Monsieur Bragg, kicking it old skool. Billy, for the uninitiated was an original in many senses. One of the first of the real DIY merchants, he began by taking an amplifier on his back and guitar in hand and playing up and down the UK, as his atonal efforts failed to dent the business end of the charts. He had a relative hit with a "A New England" but managed through sheer tenacity to develop a respectable album oriented following that respected Billy for both his passionate support of the Miner's strike, his political songs and the honest approach of his paeans to lovelorn disaster.

"St. Swithin's Day" is one such tune and was actually covered years later by the female vocal fronted, The Sundays. Who incidentally post two of my favourite covers of all time, "St. Swithin's Day" and a beautiful version of the Stone's classic, "Wild Horses".

Billy didn't play acoustic guitar because well, he only had one guitar when he was touring. So he adopted a unique approach, without back up, he played. This gives his records, a sort of stark nature but also their power. "St. Swithin's Day" plays this straight down the line, the arpeggio like slow intro, setting the mood, the spaces in the music, you fill in with your mind.

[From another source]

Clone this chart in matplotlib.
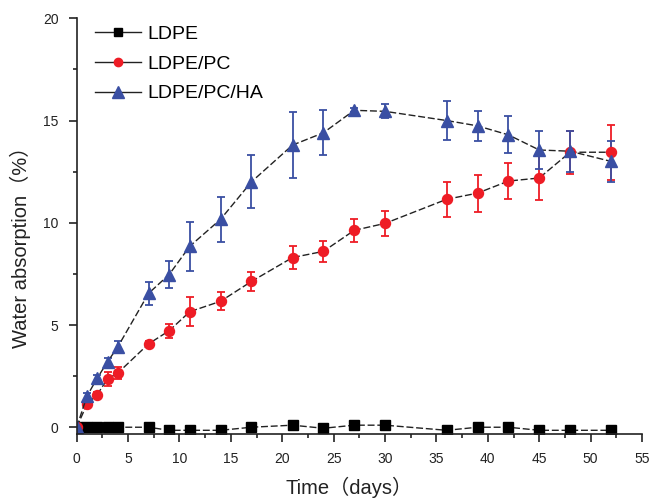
import matplotlib
matplotlib.use('Agg')
import matplotlib.pyplot as plt
from matplotlib.ticker import MultipleLocator
from matplotlib.lines import Line2D

plt.rcParams['font.family'] = ['Liberation Sans', 'Noto Sans CJK SC', 'DejaVu Sans']

days = [0, 1, 2, 3, 4, 7, 9, 11, 14, 17, 21, 24, 27, 30, 36, 39, 42, 45, 48, 52]

ldpe = [0.0, 0.0, 0.0, 0.0, 0.0, 0.0, -0.15, -0.15, -0.15, 0.0, 0.1, -0.05,
        0.1, 0.1, -0.15, 0.0, 0.0, -0.15, -0.15, -0.15]

ldpe_pc = [0.0, 1.12, 1.6, 2.36, 2.65, 4.08, 4.72, 5.65, 6.16, 7.13, 8.3, 8.6,
           9.63, 9.97, 11.15, 11.45, 12.04, 12.19, 13.45, 13.45]
ldpe_pc_err = [0.0, 0.15, 0.1, 0.35, 0.3, 0.15, 0.35, 0.7, 0.45, 0.45, 0.55, 0.5,
               0.55, 0.6, 0.85, 0.9, 0.9, 1.1, 1.05, 1.35]

ldpe_pc_ha = [0.0, 1.52, 2.4, 3.2, 3.93, 6.55, 7.47, 8.85, 10.17, 12.0, 13.8, 14.4,
              15.5, 15.45, 15.0, 14.74, 14.3, 13.56, 13.5, 13.0]
ldpe_pc_ha_err = [0.0, 0.15, 0.15, 0.2, 0.3, 0.55, 0.65, 1.2, 1.1, 1.3, 1.6, 1.1,
                  0.1, 0.35, 0.95, 0.75, 0.9, 0.95, 1.0, 1.0]

labels = ['LDPE', 'LDPE/PC', 'LDPE/PC/HA']

red = '#ee1c25'
blue = '#3a4fa3'
ink = '#222222'
dash = (0, (5, 2))

fig = plt.figure(figsize=(6.52, 4.99), dpi=100)
ax = fig.add_axes([0.1176, 0.1303, 0.8671, 0.833])

ax.plot(days, ldpe, color=ink, linestyle=dash, linewidth=1,
        marker='s', markersize=7, markerfacecolor='black', markeredgecolor='black')
ax.errorbar(days, ldpe_pc, yerr=ldpe_pc_err, color=ink, linestyle=dash, linewidth=1,
            marker='o', markersize=7.2, markerfacecolor=red, markeredgecolor=red,
            ecolor=red, elinewidth=1.3, capsize=3, capthick=1.3)
ax.errorbar(days, ldpe_pc_ha, yerr=ldpe_pc_ha_err, color=ink, linestyle=dash, linewidth=1,
            marker='^', markersize=9, markerfacecolor=blue, markeredgecolor=blue,
            ecolor=blue, elinewidth=1.3, capsize=3, capthick=1.3)

ax.set_xlim(0, 55)
ax.set_ylim(-0.33, 20)
ax.xaxis.set_major_locator(MultipleLocator(5))
ax.xaxis.set_minor_locator(MultipleLocator(2.5))
ax.yaxis.set_major_locator(MultipleLocator(5))
ax.yaxis.set_minor_locator(MultipleLocator(2.5))

for s in ['top', 'right']:
    ax.spines[s].set_visible(False)
for s in ['left', 'bottom']:
    ax.spines[s].set_linewidth(1.2)
    ax.spines[s].set_color(ink)

ax.tick_params(which='major', direction='out', length=6, width=1.2, pad=7,
               labelsize=10, colors=ink)
ax.tick_params(which='minor', direction='out', length=3, width=1.2, colors=ink)

ax.set_xlabel('Time（days）', fontsize=14.5, color=ink)
ax.xaxis.set_label_coords(0.481, -0.102)
ax.set_ylabel('Water absorption（%）', fontsize=14.5, color=ink)
ax.yaxis.set_label_coords(-0.08, 0.46)

handles = [
    Line2D([], [], color=ink, linewidth=1, marker='s', markersize=5.5,
           markerfacecolor='black', markeredgecolor='black'),
    Line2D([], [], color=ink, linewidth=1, marker='o', markersize=6,
           markerfacecolor=red, markeredgecolor=red),
    Line2D([], [], color=ink, linewidth=1, marker='^', markersize=8,
           markerfacecolor=blue, markeredgecolor=blue),
]
ax.legend(handles, labels, loc='upper left', bbox_to_anchor=(0.032, 0.983),
          frameon=False, fontsize=14, handlelength=2.4, labelspacing=0.62,
          handletextpad=0.3, borderpad=0, borderaxespad=0)

fig.savefig('out.png', dpi=100)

Billy's voice wasn't exactly an oil painting but on this tune, he does a decent job, again it's the honesty of the emotional engagement and the familiar theme that brings fragile redemption to what essentially is depressing subject matter.

"The polaroids that hold us together
Will surely fade away
Like the love that we spoke of forever
On St. Swithin's day"


There you have it then.

Three from the bottom of the drawer.

When you're in the bottom of the drawer yourself!